In relation to Sangria and Clarea, for example, Annex II provides that the description ‘Sangria’/’Clarea’ may replace the description ‘aromatised wine-based drink’ only where the drink in question was manufactured in Spain or Portugal, in the case of Sangria, or in Spain, in the case of Clarea.

So a Pakistani teetotaller (I have never met a Punjabi averse to JB, but he presumably exists) can sell his customary mixture of rotten fruit, kidney-stoned donkey piss and sugar and call it sangría in Barcelona, while the appalling Spanish-run tapas-bar-formerly-known-as-Medaso at 106 Homerton High Street, London (“What, you want salt on your pimientos de padrón?) will have to advertise “paella (assuming that’s still legal) and aromatised wine-based drink” or face up to the Belgian armed forces.

It’s a horrible mockery of all notions of competitive common markets that recalls some aspects of the domination of the late 19th century US by the great trust octopus. Edmund Morris, Theodore Rex (the trilogy is the best political biography I’ve ever read):

America was no longer a patchwork of small self-sufficient communities. It was a great grid of monopolistic cities doing concentrated business with one another: steel cities and rubber cities, cities of salt and cloth and corn and copper. Just beyond these hills was a place that actually called itself Oil City!

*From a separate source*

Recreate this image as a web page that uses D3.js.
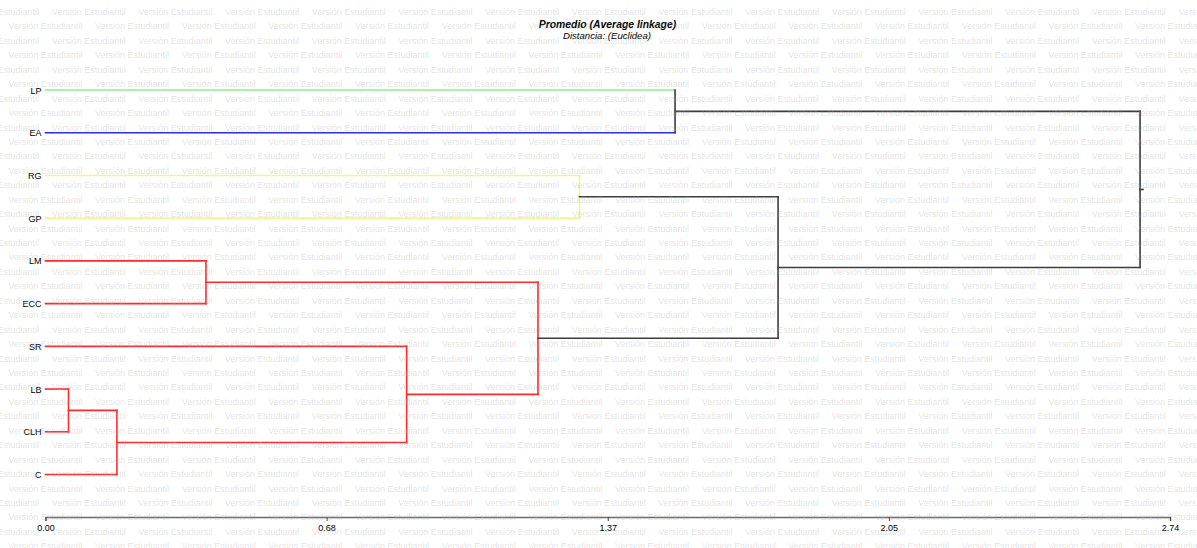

And all for our benefit, obviously. Boris Johnson clearly flatters himself, but he’s no Teddy Roosevelt (and neither was Teddy Roosevelt, come to that).

If the purpose of the law is indeed

to protect the reputation of the regional foods, promote rural and agricultural activity, help producers obtain a premium price for their authentic products, and eliminate the unfair competition and misleading of consumers by non-genuine products, which may be of inferior quality or of different flavour.

… then at very least French authors need to be forbidden from selling “novels.” I read some Houellebecq the other day and now understand why the Dutch for “shut your gob” is “hou je bek.”

The issue of the Gentleman’s Magazine in question is great fun: they’re cracking down on gin palaces, MPs’ houses are being stormed in protest, and the militia has been called out. Then there’s news that “One Donovan was taken into Custody for being the Author of and vending Songs and Libels against the Government.”